There are two different kinds of clouds
over Barstow, CA. The first is the generic cotton ball puffy clouds.
These clouds have flat bottoms and tall puffy peaks.
 
The other set is higher. The tops are
flat but the bottoms are wispy and form giant half pipes in the sky,
half pipes you probably wouldn’t be able to see, except as a wispy
contour, unless you were flying parallel to them.
 
As we begin to descend into Salt Lake
City, we fly through a layer of clouds, and for just a second before
we pierce through into the grey, it is as if the clouds are a carpet
at our feet.
 
Many people think clouds are different
shades of grey, but if you look close you can see the oranges and
pinks and blues, and sometimes, in some veiled shadow underneath the
whispiest bits of clouds, a brief shade of green.
 
As we flew on, there was this one
little bit of cloud that looked sharp and hard and jagged, like a
rusty nail, like a crystal or a stalactite turned sideways.
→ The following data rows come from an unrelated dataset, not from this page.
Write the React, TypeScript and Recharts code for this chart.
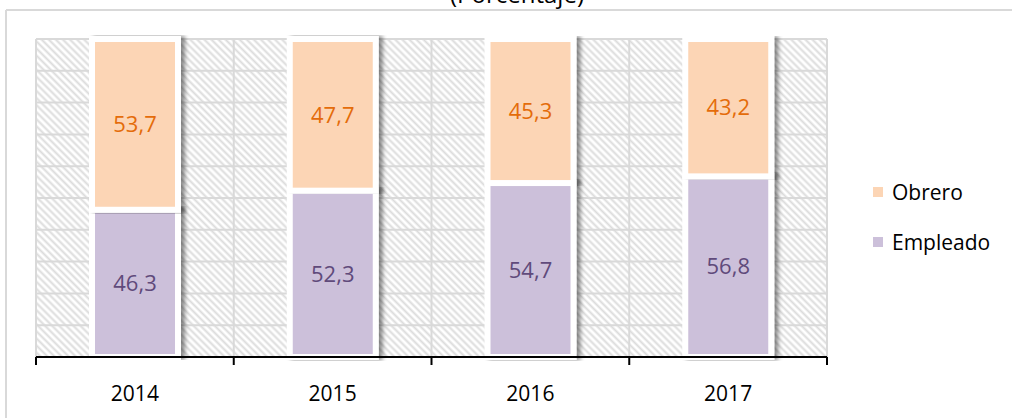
import { Bar, BarChart, CartesianGrid, Customized, LabelList, XAxis, YAxis } from "recharts";

const years = ["2014", "2015", "2016", "2017"];
const empleado = [46.3, 52.3, 54.7, 56.8];
const obrero = [53.7, 47.7, 45.3, 43.2];
const yTicks = [0, 10, 20, 30, 40, 50, 60, 70, 80, 90, 100];

const data = years.map((year, i) => ({ year, empleado: empleado[i], obrero: obrero[i] }));

const W = 1012;
const H = 418;
const M = { top: 39, right: 185, bottom: 0, left: 36 };
const PLOT_W = W - M.left - M.right;
const BAND = PLOT_W / years.length;
const FONT = "'Open Sans', sans-serif";

const YearTick = ({ x, y, payload, index }: any) => {
	const half = BAND / 2;
	return (
		<g>
			<line x1={x - half} x2={x - half} y1={y - 8} y2={y} stroke="#000" strokeWidth={2} />
			{index === years.length - 1 && <line x1={x + half} x2={x + half} y1={y - 8} y2={y} stroke="#000" strokeWidth={2} />}
			<text x={x} y={y + 36} textAnchor="middle" fontSize={21} fontFamily={FONT} fill="#000">
				{payload.value}
			</text>
		</g>
	);
};

const ShadowBar = (props: any) => {
	const { x, y, width, height, fill } = props;
	return <rect x={x} y={y} width={width} height={height} fill={fill} stroke="#fff" strokeWidth={6} filter="url(#barShadow)" />;
};

// defs, frame and the cut-off title
const Extras = () => (
	<g>
		<defs>
			<pattern id="hatch" patternUnits="userSpaceOnUse" width={5} height={5} patternTransform="rotate(-45)">
				<rect width={5} height={5} fill="#fff" />
				<line x1={1.5} y1={0} x2={1.5} y2={5} stroke="#dcdcdc" strokeWidth={2} />
			</pattern>
			<filter id="barShadow" x="-4%" y="-2%" width="125%" height="104%">
				<feDropShadow dx={4} dy={0} stdDeviation={2.2} floodColor="#000" floodOpacity={0.45} />
			</filter>
		</defs>
		<text x={517} y={3} textAnchor="middle" fontSize={24} fontFamily={FONT} fill="#000">
			(Porcentaje)
		</text>
		<line x1={6} x2={W} y1={10} y2={10} stroke="#d9d9d9" strokeWidth={2} />
		<line x1={6} x2={6} y1={10} y2={H} stroke="#d9d9d9" strokeWidth={2} />
	</g>
);

const legendItems = [
	{ name: "Obrero", color: "#FCD5B5" },
	{ name: "Empleado", color: "#CCC0DA" },
];

export default function App() {
	return (
		<div style={{ position: "relative", width: W, height: H, background: "#fff" }}>
			<style>{`body { margin: 0; }`}</style>
			<BarChart width={W} height={H} data={data} margin={M} barSize={86}>
				<Customized component={<Extras />} />
				<CartesianGrid
					fill="url(#hatch)"
					stroke="#d9d9d9"
					strokeWidth={2}
					verticalCoordinatesGenerator={({ offset }: any) => years.map((_, i) => offset.left + (offset.width * i) / years.length).concat(offset.left + offset.width)}
				/>
				<XAxis dataKey="year" height={61} tickLine={false} axisLine={{ stroke: "#000", strokeWidth: 2 }} tick={<YearTick />} interval={0} />
				<YAxis hide domain={[0, 100]} ticks={yTicks} />
				<Bar dataKey="empleado" name="Empleado" stackId="a" fill="#CCC0DA" shape={<ShadowBar />} isAnimationActive={false}>
					<LabelList dataKey="empleado" position="center" formatter={(v: any) => String(v).replace(".", ",")} fill="#604A7B" fontSize={22} fontFamily={FONT} />
				</Bar>
				<Bar dataKey="obrero" name="Obrero" stackId="a" fill="#FCD5B5" shape={<ShadowBar />} isAnimationActive={false}>
					<LabelList dataKey="obrero" position="center" formatter={(v: any) => String(v).replace(".", ",")} fill="#E46C0A" fontSize={22} fontFamily={FONT} />
				</Bar>
			</BarChart>
			<div style={{ position: "absolute", left: 873, top: 167, fontFamily: FONT, fontSize: 21, color: "#000" }}>
				{legendItems.map((it) => (
					<div key={it.name} style={{ display: "flex", alignItems: "center", height: 50 }}>
						<span style={{ width: 10, height: 10, background: it.color, marginRight: 9, display: "inline-block" }} />
						<span>{it.name}</span>
					</div>
				))}
			</div>
		</div>
	);
}
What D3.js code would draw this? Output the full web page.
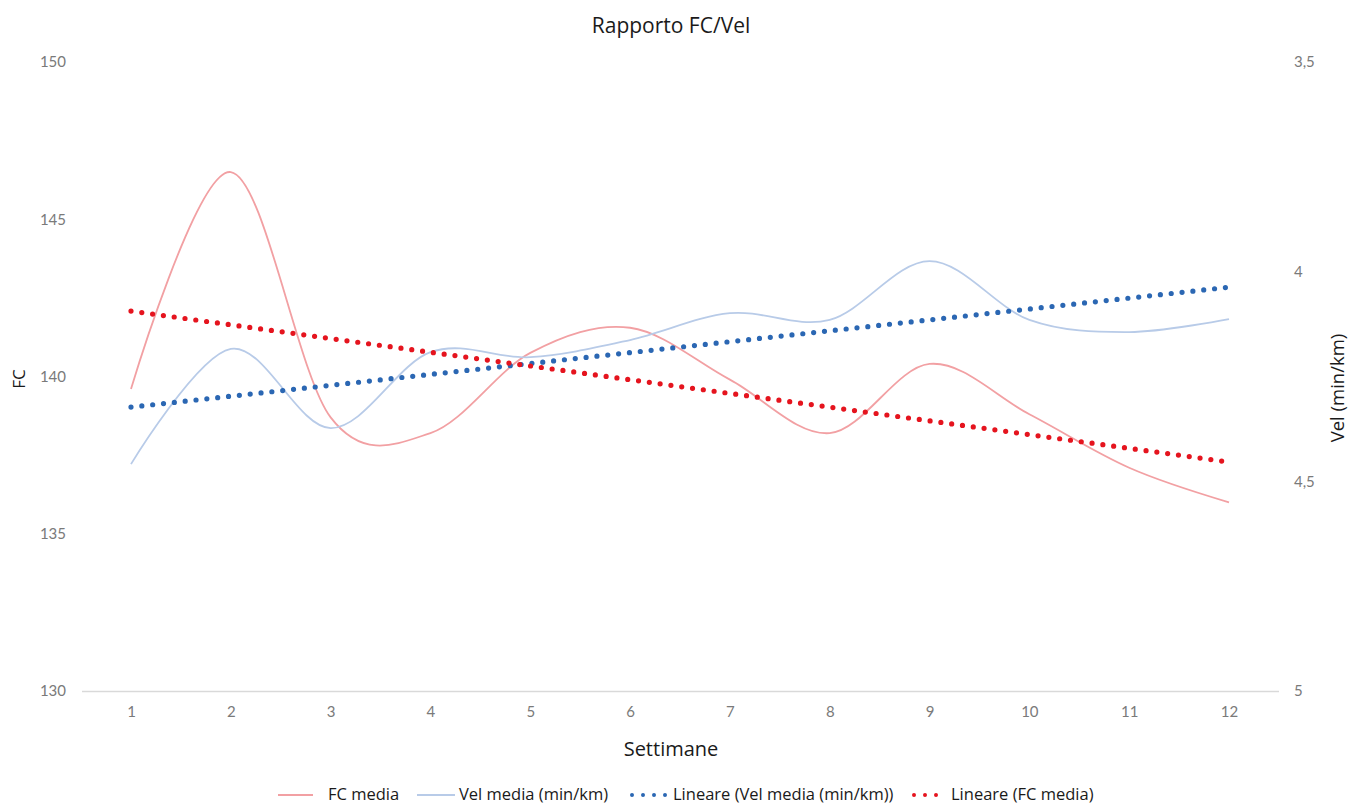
<!DOCTYPE html>
<html>
<head>
<meta charset="utf-8">
<script src="https://cdn.jsdelivr.net/npm/d3@7/dist/d3.min.js"></script>
<style>
  html, body { margin: 0; padding: 0; background: #ffffff; }
  svg { display: block; }
</style>
</head>
<body>
<script>
// Weekly averages
const weeks = [1, 2, 3, 4, 5, 6, 7, 8, 9, 10, 11, 12];
const fcMedia = [139.6, 146.5, 138.7, 138.2, 140.75, 141.55, 139.9, 138.2, 140.4, 138.8, 137.1, 136.0];
const velMedia = [4.459, 4.184, 4.373, 4.192, 4.204, 4.163, 4.099, 4.115, 3.975, 4.115, 4.144, 4.113];

// Linear trend lines (start and end values, weeks 1 and 12)
const trendWeeks = [1, 12];
const trendVel = [4.323, 4.037];
const trendFC = [142.08, 137.28];

// Axis ticks
const fcTicks = [130, 135, 140, 145, 150];
const velTicks = [3.5, 4, 4.5, 5];
const velTickLabels = ["3,5", "4", "4,5", "5"];

const W = 1348, H = 805;
const svg = d3.select("body").append("svg").attr("width", W).attr("height", H);

const x = d3.scaleLinear().domain([1, 12]).range([131, 1229]);
const yL = d3.scaleLinear().domain([130, 150]).range([691, 62]);
const yR = d3.scaleLinear().domain([5, 3.5]).range([691, 62]);

const tickFont = "Lato, 'Open Sans', sans-serif";
const labelFont = "'Open Sans', 'Noto Sans', sans-serif";

// Title
svg.append("text")
  .attr("x", 671).attr("y", 33)
  .attr("text-anchor", "middle")
  .attr("font-family", labelFont).attr("font-size", 21)
  .attr("fill", "#1a1a1a")
  .text("Rapporto FC/Vel");

// Left axis
const leftAxis = d3.axisLeft(yL).tickValues(fcTicks).tickSize(0).tickPadding(0);
const gL = svg.append("g").attr("transform", "translate(66,0)").call(leftAxis);
gL.select(".domain").remove();
gL.selectAll("text").attr("font-family", tickFont).attr("font-size", 15).attr("fill", "#7a7a7a");

// Right axis
const rightAxis = d3.axisRight(yR).tickValues(velTicks).tickSize(0).tickPadding(0)
  .tickFormat((d, i) => velTickLabels[i]);
const gR = svg.append("g").attr("transform", "translate(1294,0)").call(rightAxis);
gR.select(".domain").remove();
gR.selectAll("text").attr("font-family", tickFont).attr("font-size", 15).attr("fill", "#7a7a7a");

// Bottom axis
const bottomAxis = d3.axisBottom(x).tickValues(weeks).tickSize(0).tickPadding(15).tickFormat(d3.format("d"));
const gB = svg.append("g").attr("transform", "translate(0,691)").call(bottomAxis);
gB.select(".domain").remove();
gB.selectAll("text").attr("font-family", tickFont).attr("font-size", 15).attr("fill", "#7a7a7a");
svg.append("line")
  .attr("x1", 82).attr("x2", 1279).attr("y1", 691.5).attr("y2", 691.5)
  .attr("stroke", "#d9d9d9").attr("stroke-width", 1.3);

// Axis titles
svg.append("text")
  .attr("x", 671).attr("y", 756)
  .attr("text-anchor", "middle")
  .attr("font-family", labelFont).attr("font-size", 20)
  .attr("fill", "#1a1a1a")
  .text("Settimane");

svg.append("text")
  .attr("transform", "translate(25,379) rotate(-90)")
  .attr("text-anchor", "middle")
  .attr("font-family", labelFont).attr("font-size", 17)
  .attr("fill", "#1a1a1a")
  .text("FC");

svg.append("text")
  .attr("transform", "translate(1344,388) rotate(-90)")
  .attr("text-anchor", "middle")
  .attr("font-family", labelFont).attr("font-size", 18.5)
  .attr("fill", "#1a1a1a")
  .text("Vel (min/km)");

// Series lines
const smooth = d3.curveCardinal.tension(0);
const lineFC = d3.line().x((d, i) => x(weeks[i])).y(d => yL(d)).curve(smooth);
const lineVel = d3.line().x((d, i) => x(weeks[i])).y(d => yR(d)).curve(smooth);

svg.append("path").datum(fcMedia)
  .attr("d", lineFC).attr("fill", "none")
  .attr("stroke", "#f2a0a3").attr("stroke-width", 1.8);

svg.append("path").datum(velMedia)
  .attr("d", lineVel).attr("fill", "none")
  .attr("stroke", "#b8cbe8").attr("stroke-width", 1.8);

// Trend lines (round dots)
const tVel = d3.line().x((d, i) => x(trendWeeks[i])).y(d => yR(d));
const tFC = d3.line().x((d, i) => x(trendWeeks[i])).y(d => yL(d));

svg.append("path").datum(trendVel)
  .attr("d", tVel).attr("fill", "none")
  .attr("stroke", "#2b67b3").attr("stroke-width", 5.2)
  .attr("stroke-linecap", "round").attr("stroke-dasharray", "0 10.9");

svg.append("path").datum(trendFC)
  .attr("d", tFC).attr("fill", "none")
  .attr("stroke", "#e5141e").attr("stroke-width", 5.2)
  .attr("stroke-linecap", "round").attr("stroke-dasharray", "0 10.9");

// Legend
const legendY = 795;
const legendItems = [
  { label: "FC media", x0: 278, x1: 313, tx: 328, color: "#f2a0a3", dotted: false },
  { label: "Vel media (min/km)", x0: 417, x1: 455, tx: 459, color: "#b8cbe8", dotted: false },
  { label: "Lineare (Vel media (min/km))", x0: 632, x1: 666, tx: 673, color: "#2b67b3", dotted: true },
  { label: "Lineare (FC media)", x0: 914, x1: 946, tx: 951, color: "#e5141e", dotted: true }
];
const lg = svg.append("g");
legendItems.forEach(it => {
  const l = lg.append("line")
    .attr("x1", it.x0).attr("x2", it.x1)
    .attr("y1", legendY).attr("y2", legendY)
    .attr("stroke", it.color);
  if (it.dotted) {
    l.attr("stroke-width", 4).attr("stroke-linecap", "round").attr("stroke-dasharray", "0 11");
  } else {
    l.attr("stroke-width", 1.8);
  }
  lg.append("text")
    .attr("x", it.tx).attr("y", 800)
    .attr("font-family", labelFont).attr("font-size", 16.5)
    .attr("fill", "#1a1a1a")
    .text(it.label);
});
</script>
</body>
</html>
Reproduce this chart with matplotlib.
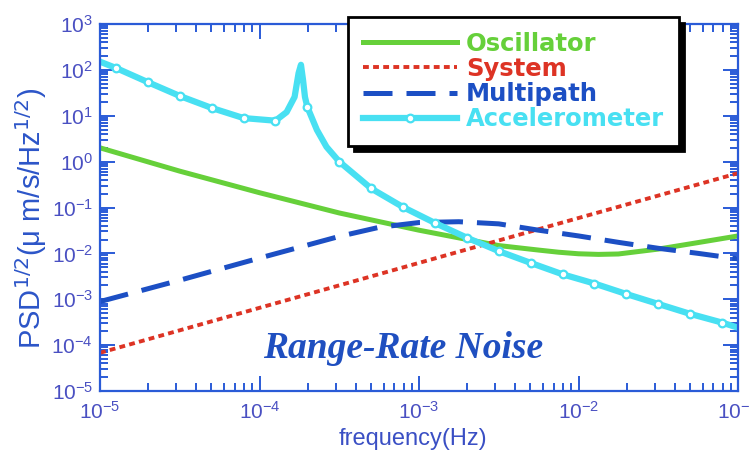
import numpy as np
import matplotlib
matplotlib.use("Agg")
import matplotlib.pyplot as plt
from matplotlib.ticker import LogLocator, NullFormatter

plt.rcParams["axes.unicode_minus"] = False

# frequency given as log10(Hz), PSD^1/2 values
osc_logf = [-5, -4.5, -4, -3.5, -3, -2.5, -2.25, -2.125, -2, -1.875, -1.75, -1.5, -1.25, -1]
osc_psd = [2.0, 0.62, 0.21, 0.076, 0.032, 0.0148, 0.0118, 0.0106, 0.0098, 0.0095,
           0.0097, 0.0124, 0.0172, 0.024]

sys_logf = [-5, -4, -3, -2, -1]
sys_psd = [6.8e-5, 6.5e-4, 6.2e-3, 0.059, 0.56]

mp_logf = [-5, -4.5, -4, -3.5, -3.25, -3, -2.75, -2.5, -2.25, -2, -1.75, -1.5, -1.25, -1]
mp_psd = [8.9e-4, 2.6e-3, 7.9e-3, 0.0234, 0.037, 0.047, 0.049, 0.044, 0.032, 0.024,
          0.0174, 0.0129, 0.010, 0.0076]

acc_logf = [-5.0, -4.9, -4.7, -4.5, -4.3, -4.1, -3.9, -3.83, -3.78, -3.755, -3.74, -3.727,
            -3.715, -3.7, -3.64, -3.58, -3.5, -3.3, -3.1, -2.9, -2.7, -2.5, -2.3, -2.1,
            -1.9, -1.7, -1.5, -1.3, -1.1, -1.0]
acc_psd = [151, 110, 54, 27, 14.8, 8.9, 7.8, 12, 25.7, 85, 129, 60, 25.7, 15.5, 4.9, 2.1,
           1.0, 0.26, 0.102, 0.046, 0.022, 0.0112, 0.0062, 0.0035, 0.0022, 0.0013,
           7.9e-4, 4.8e-4, 3.1e-4, 2.4e-4]
acc_marks = [1, 2, 3, 4, 5, 6, 13, 16, 17, 18, 19, 20, 21, 22, 23, 24, 25, 26, 27, 28]

GREEN = "#66d03a"
RED = "#dd3324"
BLUE = "#1c4fc4"
CYAN = "#48e0f2"
AXIS = "#2a5bd7"
LABEL = "#4a50c2"

fig = plt.figure(figsize=(7.49, 4.57), dpi=100)
ax = fig.add_axes([100 / 749, 66 / 457, 638 / 749, 367 / 457])

f = lambda lf: 10.0 ** np.asarray(lf)

ax.plot(f(osc_logf), osc_psd, color=GREEN, lw=3.6, label="Oscillator")
ax.plot(f(sys_logf), sys_psd, color=RED, lw=2.8, linestyle=(0, (1.5, 1.1)),
        label="System")
ax.plot(f(mp_logf), mp_psd, color=BLUE, lw=3.6, linestyle=(0, (5.8, 2.8)),
        label="Multipath")
ax.plot(f(acc_logf), acc_psd, color=CYAN, lw=4.5, marker="o", markersize=5.5,
        markerfacecolor="white", markeredgecolor=CYAN, markeredgewidth=1.6,
        markevery=acc_marks, label="Accelerometer")

ax.set_xscale("log")
ax.set_yscale("log")
ax.set_xlim(1e-5, 1e-1)
ax.set_ylim(1e-5, 1e3)

for a in (ax.xaxis, ax.yaxis):
    a.set_major_locator(LogLocator(base=10, numticks=20))
    a.set_minor_locator(LogLocator(base=10, subs=np.arange(2, 10), numticks=20))
    a.set_minor_formatter(NullFormatter())

for sp in ax.spines.values():
    sp.set_color(AXIS)
    sp.set_linewidth(1.6)

sans = ["Liberation Sans", "DejaVu Sans"]
ax.tick_params(which="both", direction="in", top=True, right=True, color=AXIS,
               width=1.4, labelcolor=LABEL, labelsize=15, labelfontfamily=sans)
ax.tick_params(which="major", length=11)
ax.tick_params(which="minor", length=6)
ax.tick_params(axis="x", pad=7)
ax.tick_params(axis="y", pad=5)

ax.set_xlabel("frequency(Hz)", fontsize=17, color="#3a4fc4", family=sans)
ax.xaxis.set_label_coords(0.49, -0.1)
ax.set_ylabel("PSD$^{1/2}$(\u03bc m/s/Hz$^{1/2}$)", fontsize=21, color="#2c55c8",
              family=sans)
ax.yaxis.set_label_coords(-0.08, 0.47)

ax.text(0.475, 0.09, "Range-Rate Noise", transform=ax.transAxes, ha="center",
        va="baseline", fontsize=27, fontweight="bold", fontstyle="italic",
        family=["Liberation Serif", "DejaVu Serif"], color="#1f4fc0")

leg = ax.legend(loc="upper left", bbox_to_anchor=(348 / 749, 1 - 17 / 457),
                bbox_transform=fig.transFigure, borderaxespad=0, fancybox=False,
                framealpha=1, edgecolor="black", numpoints=1, handlelength=3.9,
                handletextpad=0.35, labelspacing=0.05, borderpad=0.6,
                labelcolor="linecolor",
                prop={"family": "DejaVu Sans", "weight": "bold", "size": 17.5},
                shadow={"ox": 4, "oy": -4, "color": "black", "alpha": 1})
leg.get_frame().set_linewidth(2)

fig.savefig("out.png", dpi=100)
It
looked as though it could impale our little flying device and leave
it stuck in the sky.
 
Wouldn’t that be a sight! A Delta
Airlines 747 shipwrecked, plane-wrecked rather, and pinned on a white,
whimsical cloud.
 
(PS That image makes me giggle. I don’t care if this little post is not fit for a blog of this nature.  I think it’s funny (and God does too!).)